Macedonia - Foreign policy
Macedonia's primary foreign policy concerns under President Gligorov were the extended dispute with Greece over international recognition, which lasted until the mid-1990s, and fears that ongoing conflicts in other parts of the former Yugoslavia would spread to Macedonia. President Trajkovski has voiced his intention of pursuing stability in the region by fostering friendly relations with neighboring states including Greece, Bulgaria, Albania, and the Federal Republic of Yugoslavia while also encouraging the development of democracy and respect for human rights. He regards EU membership as a strategic goal.

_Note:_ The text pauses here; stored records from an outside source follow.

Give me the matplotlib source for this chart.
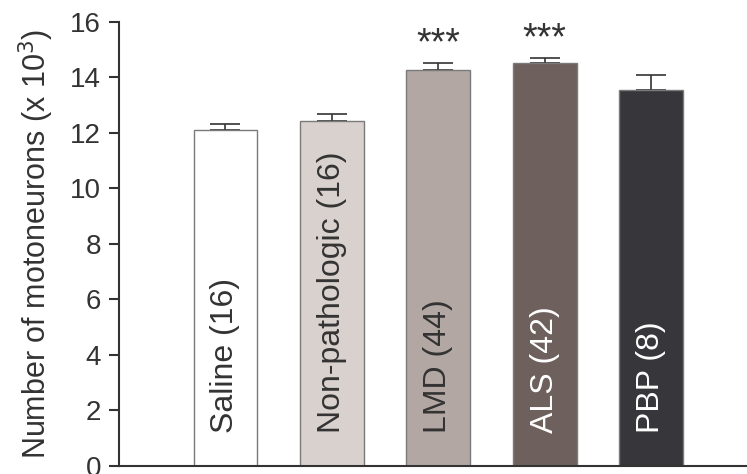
import matplotlib.pyplot as plt
import numpy as np

plt.rcParams["font.family"] = ["Liberation Sans", "DejaVu Sans"]

groups = ["Saline (16)", "Non-pathologic (16)", "LMD (44)", "ALS (42)", "PBP (8)"]
means = [12.10, 12.43, 14.26, 14.51, 13.55]
sem = [0.21, 0.25, 0.27, 0.20, 0.55]
stars = ["", "", "***", "***", ""]
colors = ["#ffffff", "#d9d1ce", "#b2a7a2", "#6e615d", "#37363a"]
label_colors = ["#333333", "#333333", "#333333", "#ffffff", "#ffffff"]

ink = "#333333"

fig = plt.figure(figsize=(7.47, 4.74), dpi=100)
ax = fig.add_axes([0.1593, 0.0169, 0.8407, 0.9367])

x = np.arange(len(groups))
ax.bar(x, means, 0.6, color=colors, edgecolor="#7a7a7a", linewidth=1.0, zorder=2)
ax.errorbar(x, means, yerr=[np.zeros(len(sem)), sem], fmt="none", ecolor=ink,
            elinewidth=1.2, capsize=10.5, capthick=1.2, zorder=1)

# group names written vertically inside each bar
for xi, name, tc in zip(x, groups, label_colors):
    ax.text(xi, 1.2, name, rotation=90, ha="center", va="bottom",
            fontsize=23, color=tc, zorder=3)

# significance marks just above the error bars
for xi, m, s, st in zip(x, means, sem, stars):
    if st:
        ax.text(xi, m + s + 0.3, st, ha="center", va="baseline", fontsize=27,
                color=ink)

ax.set_xlim(-1.0, 4.9)
ax.set_ylim(0, 16)
ax.set_yticks(np.arange(0, 17, 2))
ax.set_xticks([])
ax.set_ylabel("Number of motoneurons (x 10$^3$)", fontsize=22, color=ink)
ax.yaxis.set_label_coords(-0.100, 0.5)
ax.tick_params(axis="y", direction="out", length=7, width=1.5, colors=ink,
               labelsize=20, pad=6)

for side in ["top", "right"]:
    ax.spines[side].set_visible(False)
for side in ["left", "bottom"]:
    ax.spines[side].set_linewidth(1.5)
    ax.spines[side].set_color(ink)

fig.savefig("out.png", dpi=100)
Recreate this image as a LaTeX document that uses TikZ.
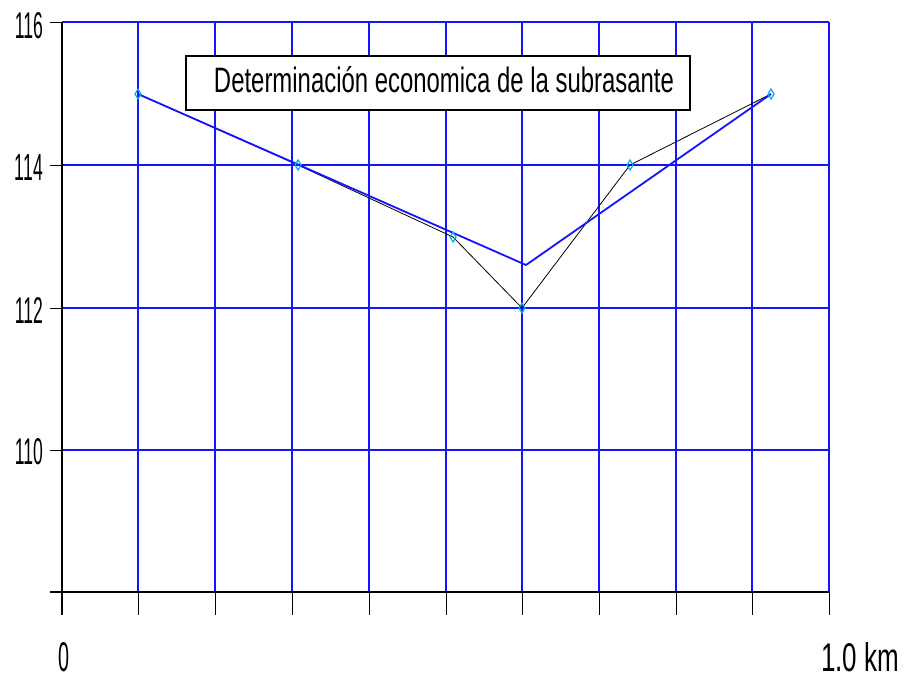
\documentclass[tikz,border=0pt]{standalone}
\usepackage{fontspec}
\setmainfont{Liberation Sans}
\begin{document}
\begin{tikzpicture}[x=1pt,y=-1pt,
  gridline/.style={draw={rgb,255:red,20;green,20;blue,255}, line width=1.6pt},
  axisline/.style={black, line width=1.4pt},
  tickline/.style={black, line width=1pt},
  profile/.style={black, line width=0.8pt},
  subr/.style={draw={rgb,255:red,20;green,20;blue,255}, line width=1.8pt},
  lbl/.style={inner sep=0pt, outer sep=0pt},
  mk/.style={cyan, line width=1.2pt},
  titlebox/.style={draw=black, line width=1.2pt, fill=white, minimum width=504pt, minimum height=54pt, inner sep=0pt}]
\useasboundingbox (0,0) rectangle (909,681);
\fill[white] (0,0) rectangle (909,681);
% grid
\foreach \x in {138,215,292,369,446,522,599,676,752,829} \draw[gridline] (\x,22) -- (\x,592);
\foreach \y in {22,165,308,450} \draw[gridline] (62,\y) -- (829,\y);
% axes
\draw[axisline] (62,22) -- (62,615);
\draw[axisline] (50,592) -- (829,592);
\foreach \x in {138,215,292,369,446,522,599,676,752,829} \draw[tickline] (\x,592) -- (\x,615);
\foreach \y in {22,165,308,450} \draw[tickline] (50,\y) -- (62,\y);
% labels
\node[lbl] (l116) at (29,26) {\resizebox{28pt}{26pt}{116}};
\node[lbl] (l114) at (29,167) {\resizebox{28pt}{26pt}{114}};
\node[lbl] (l112) at (29,310) {\resizebox{28pt}{26pt}{112}};
\node[lbl] (l110) at (29,452) {\resizebox{28pt}{26pt}{110}};
\node[lbl] (l0) at (63.5,657) {\resizebox{11pt}{29pt}{0}};
\node[lbl] (lkm) at (860,657) {\resizebox{78pt}{29pt}{1.0 km}};
% title
\node[titlebox] (title) at (438,83) {};
\node[lbl] (ttext) at (444,80) {\resizebox{460pt}{26pt}{Determinación economica de la subrasante}};
% points
\coordinate (p1) at (138,94);
\coordinate (p2) at (298,165);
\coordinate (p3) at (453,237);
\coordinate (p4) at (522,308);
\coordinate (p5) at (630,165);
\coordinate (p6) at (771,94);
\coordinate (v) at (526,265);
% terrain profile
\draw[profile] (p1) -- (p2) -- (p3) -- (p4) -- (p5) -- (p6);
% subrasante
\draw[subr, line join=round] (p1) -- (v) -- (p6);
% markers
\foreach \p in {p1,p2,p3,p4,p5,p6}
  \draw[mk] (\p) +(0,-5) -- +(3,0) -- +(0,5) -- +(-3,0) -- cycle;
\end{tikzpicture}
\end{document}
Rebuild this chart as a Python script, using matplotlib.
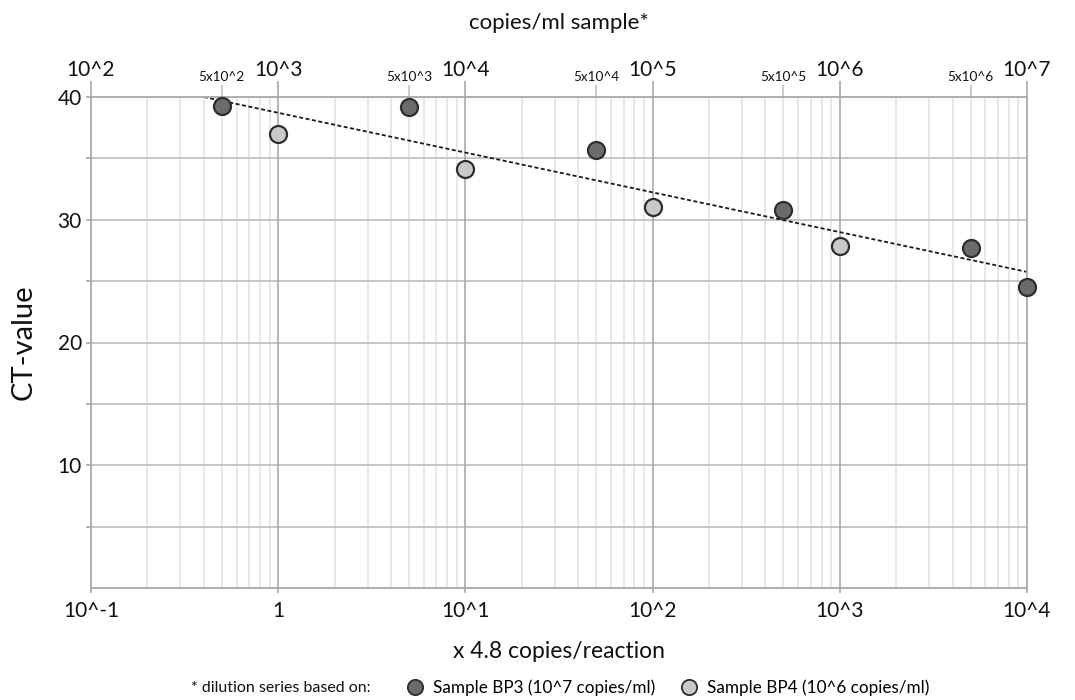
import matplotlib
matplotlib.use("Agg")
import matplotlib.pyplot as plt
from matplotlib.lines import Line2D
from matplotlib.ticker import FixedLocator, FixedFormatter, NullFormatter
import numpy as np

plt.rcParams['font.family'] = ['Lato', 'DejaVu Sans']

# --- data ---
bp3_x = [0.5, 5, 50, 500, 5000, 10000]
bp3_ct = [39.3, 39.2, 35.7, 30.8, 27.7, 24.5]
bp4_x = [1, 10, 100, 1000]
bp4_ct = [37.0, 34.1, 31.0, 27.9]

bottom_ticks = [0.1, 1, 10, 100, 1000, 10000]
bottom_labels = ['10^-1', '1', '10^1', '10^2', '10^3', '10^4']
top_major = [1e2, 1e3, 1e4, 1e5, 1e6, 1e7]
top_major_labels = ['10^2', '10^3', '10^4', '10^5', '10^6', '10^7']
top_minor = [5e2, 5e3, 5e4, 5e5, 5e6]
top_minor_labels = ['5x10^2', '5x10^3', '5x10^4', '5x10^5', '5x10^6']
factor_top = 1000   # copies/ml sample vs. x4.8 copies/reaction

dark = '#6b6b6b'
light = '#c9c9c9'
edge = '#2e2e2e'

fig = plt.figure(figsize=(10.75, 7), dpi=100)
ax = fig.add_axes([91/1075, 1-588/700, (1027-91)/1075, (588-97)/700])

ax.set_xscale('log')
ax.set_xlim(0.1, 1e4)
ax.set_ylim(0, 40)

# grid
minor_x = [m * 10.0**e for e in range(-1, 4) for m in range(2, 10)]
for xv in minor_x:
    ax.axvline(xv, color='#e2e2e2', lw=1.1, zorder=0)
for xv in bottom_ticks[1:-1]:
    ax.axvline(xv, color='#a3a3a3', lw=1.1, zorder=0.5)
for yv in range(5, 40, 5):
    ax.axhline(yv, color='#c2c2c2', lw=1.3, zorder=0.4)

for s in ax.spines.values():
    s.set_color('#a8a8a8')
    s.set_linewidth(1.3)

# trend line: log-linear fit of all points, drawn from CT=40 to 10^4
all_x = np.array(bp3_x + bp4_x, dtype=float)
all_ct = np.array(bp3_ct + bp4_ct)
slope, icpt = np.polyfit(np.log10(all_x), all_ct, 1)
lx0 = (40 - icpt) / slope
lx = np.array([lx0, 4.0])
ax.plot(10**lx, slope * lx + icpt, color='#1a1a1a', lw=1.3,
        linestyle=(0, (2.2, 1.4)), zorder=2)

ax.scatter(bp3_x, bp3_ct, s=150, color=dark, edgecolor=edge, linewidth=1.6,
           zorder=3, clip_on=False)
ax.scatter(bp4_x, bp4_ct, s=150, color=light, edgecolor=edge, linewidth=1.6,
           zorder=3, clip_on=False)

# bottom axis
ax.xaxis.set_major_locator(FixedLocator(bottom_ticks))
ax.xaxis.set_major_formatter(FixedFormatter(bottom_labels))
ax.xaxis.set_minor_locator(FixedLocator(minor_x))
ax.xaxis.set_minor_formatter(NullFormatter())
ax.tick_params(axis='x', which='major', length=3.6, color='#a8a8a8', width=1.2,
               labelsize=15, pad=6, labelcolor='#111111')
ax.tick_params(axis='x', which='minor', length=0)

# y axis
ax.set_yticks([10, 20, 30, 40])
ax.set_yticks(range(5, 40, 5), minor=True)
ax.tick_params(axis='y', which='both', length=3.6, color='#a8a8a8', width=1.2,
               labelsize=15, pad=3, labelcolor='#111111')
ax.set_ylabel('CT-value', fontsize=21, labelpad=15, color='#111111')

ax.set_xlabel('x 4.8 copies/reaction', fontsize=16.5, labelpad=14, color='#111111')

# top axis
top = ax.secondary_xaxis('top', functions=(lambda v: v * factor_top,
                                          lambda v: v / factor_top))
top.xaxis.set_major_locator(FixedLocator(top_major))
top.xaxis.set_major_formatter(FixedFormatter(top_major_labels))
top.xaxis.set_minor_locator(FixedLocator(top_minor))
top.xaxis.set_minor_formatter(FixedFormatter(top_minor_labels))
top.tick_params(axis='x', which='major', length=11.5, color='#a8a8a8', width=1.2,
                labelsize=15, pad=1, labelcolor='#111111')
top.tick_params(axis='x', which='minor', length=8.6, color='#c2c2c2', width=1.2,
                labelsize=9.8, pad=1.5, labelcolor='#111111')
top.spines['top'].set_visible(False)
top.set_xlabel('copies/ml sample*', fontsize=16, labelpad=22, color='#111111')

# footnote legend
fig.text(371/1075, 1-688/700, '* dilution series based on:', fontsize=11.5,
         ha='right', va='center', color='#111111')
handles = [Line2D([], [], ls='', marker='o', ms=11, mfc=dark, mec=edge, mew=1.3),
           Line2D([], [], ls='', marker='o', ms=11, mfc=light, mec=edge, mew=1.3)]
fig.legend(handles, ['Sample BP3 (10^7 copies/ml)', 'Sample BP4 (10^6 copies/ml)'],
           loc='center left', bbox_to_anchor=(398/1075, 1-688/700), ncol=2,
           frameon=False, fontsize=12.3, handletextpad=0.05, columnspacing=1.0,
           borderaxespad=0, borderpad=0)

fig.savefig('out.png', dpi=100, facecolor='white')
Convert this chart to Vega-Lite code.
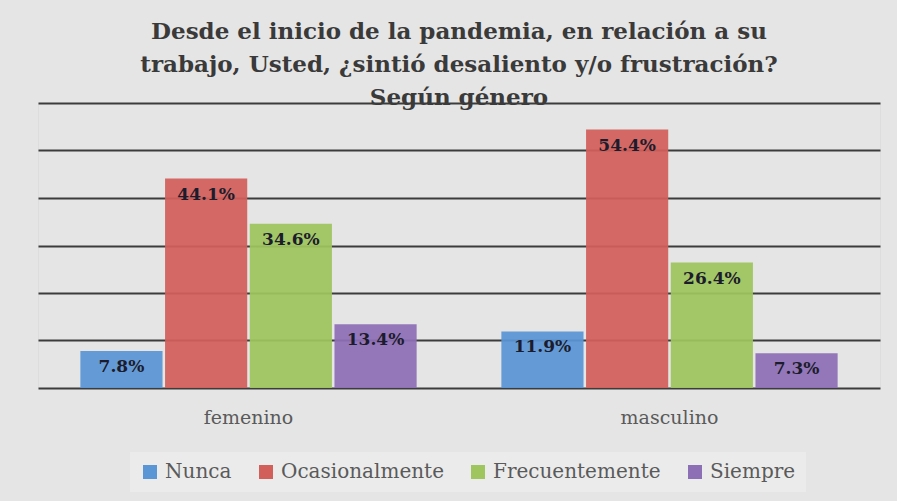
{
  "$schema": "https://vega.github.io/schema/vega-lite/v6.json",
  "autosize": "none",
  "width": 842,
  "height": 285,
  "padding": {"left": 38, "top": 103, "right": 17, "bottom": 113},
  "background": "#e5e5e5",
  "config": {"font": "DejaVu Serif", "legend": {"labelFont": "DejaVu Serif", "labelLimit": 400}},
  "title": {
    "text": ["Desde el inicio de la pandemia, en relación a su", "trabajo, Usted, ¿sintió desaliento y/o frustración?", "Según género"],
    "font": "DejaVu Serif",
    "fontSize": 23,
    "fontWeight": "bold",
    "color": "#3a3a3a",
    "lineHeight": 33,
    "anchor": "middle",
    "offset": -7
  },
  "data": {
    "values": [
      {"genero": "femenino", "respuesta": "Nunca", "pct": 0.078},
      {"genero": "femenino", "respuesta": "Ocasionalmente", "pct": 0.441},
      {"genero": "femenino", "respuesta": "Frecuentemente", "pct": 0.346},
      {"genero": "femenino", "respuesta": "Siempre", "pct": 0.134},
      {"genero": "masculino", "respuesta": "Nunca", "pct": 0.119},
      {"genero": "masculino", "respuesta": "Ocasionalmente", "pct": 0.544},
      {"genero": "masculino", "respuesta": "Frecuentemente", "pct": 0.264},
      {"genero": "masculino", "respuesta": "Siempre", "pct": 0.073}
    ]
  },
  "encoding": {
    "x": {
      "field": "genero", "type": "nominal", "title": null,
      "scale": {"paddingInner": 0, "paddingOuter": 0},
      "axis": {"labelAngle": 0, "ticks": false, "domain": false, "labelPadding": 20,
        "labelFont": "DejaVu Serif", "labelFontSize": 19, "labelColor": "#5a5a5a"}
    },
    "xOffset": {
      "field": "respuesta", "type": "nominal",
      "sort": ["Nunca", "Ocasionalmente", "Frecuentemente", "Siempre"],
      "scale": {"paddingInner": 0.03, "paddingOuter": 0.5}
    },
    "y": {
      "field": "pct", "type": "quantitative", "title": null,
      "scale": {"domain": [0, 0.6]},
      "axis": {"values": [0, 0.1, 0.2, 0.3, 0.4, 0.5, 0.6], "labels": false, "ticks": false, "domain": false,
        "grid": true, "gridColor": "#3c3c3c", "gridWidth": 2, "title": null}
    }
  },
  "layer": [
    {
      "mark": {"type": "bar", "fillOpacity": 0.93},
      "encoding": {
        "color": {
          "field": "respuesta", "type": "nominal",
          "sort": ["Nunca", "Ocasionalmente", "Frecuentemente", "Siempre"],
          "scale": {"domain": ["Nunca", "Ocasionalmente", "Frecuentemente", "Siempre"],
                    "range": ["#5a96d6", "#d25f5a", "#9ec55e", "#8d6fb6"]},
          "legend": {
            "title": null, "orient": "none", "direction": "horizontal",
            "legendX": 92, "legendY": 349, "padding": 10,
            "fillColor": "#ebebeb",
            "symbolType": "square", "symbolSize": 196, "symbolStrokeWidth": 0,
            "labelFont": "DejaVu Serif", "labelFontSize": 20, "labelColor": "#5a5a5a",
            "labelLimit": 400,
            "columnPadding": 24, "labelOffset": 5
          }
        }
      }
    },
    {
      "mark": {"type": "text", "baseline": "middle", "dy": 16, "font": "DejaVu Serif",
               "fontWeight": "bold", "fontSize": 17, "color": "#1c1c2c"},
      "encoding": {
        "text": {"field": "pct", "type": "quantitative", "format": ".1%"}
      }
    }
  ]
}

On 9 April 2001 Macedonia became the first nation to receive a Stabilization and Association Agreement (SAA) with the EU. This agreement guarantees free trade with the EU as long as Macedonia works on reforming the economy and upholding human and political rights. Another major boost to the Macedonian economy came in April 2002, when the country was promised over US $500 million in aid from a host of nations and organizations. Most of the money is earmarked for balancing the budget and rebuilding homes and facilities devastated by the fighting that occurred throughout 2001.
In November 2002, the North Atlantic Treaty Organization (NATO) announced seven new countries would accede to the body by 2004; Macedonia was not one of them, but it is waiting for a later round of expansion. In March 2003, NATO ended its Operation Allied Harmony in Macedonia, and its peacekeeping functions were handed over to the EU. Since NATO wants to help Macedonia remain within Euro-Atlantic security structures, it will maintain civilian and military representatives in Skopje. Operation Allied Harmony was NATO's third operation in Macedonia, following ones in 2001 and 2002.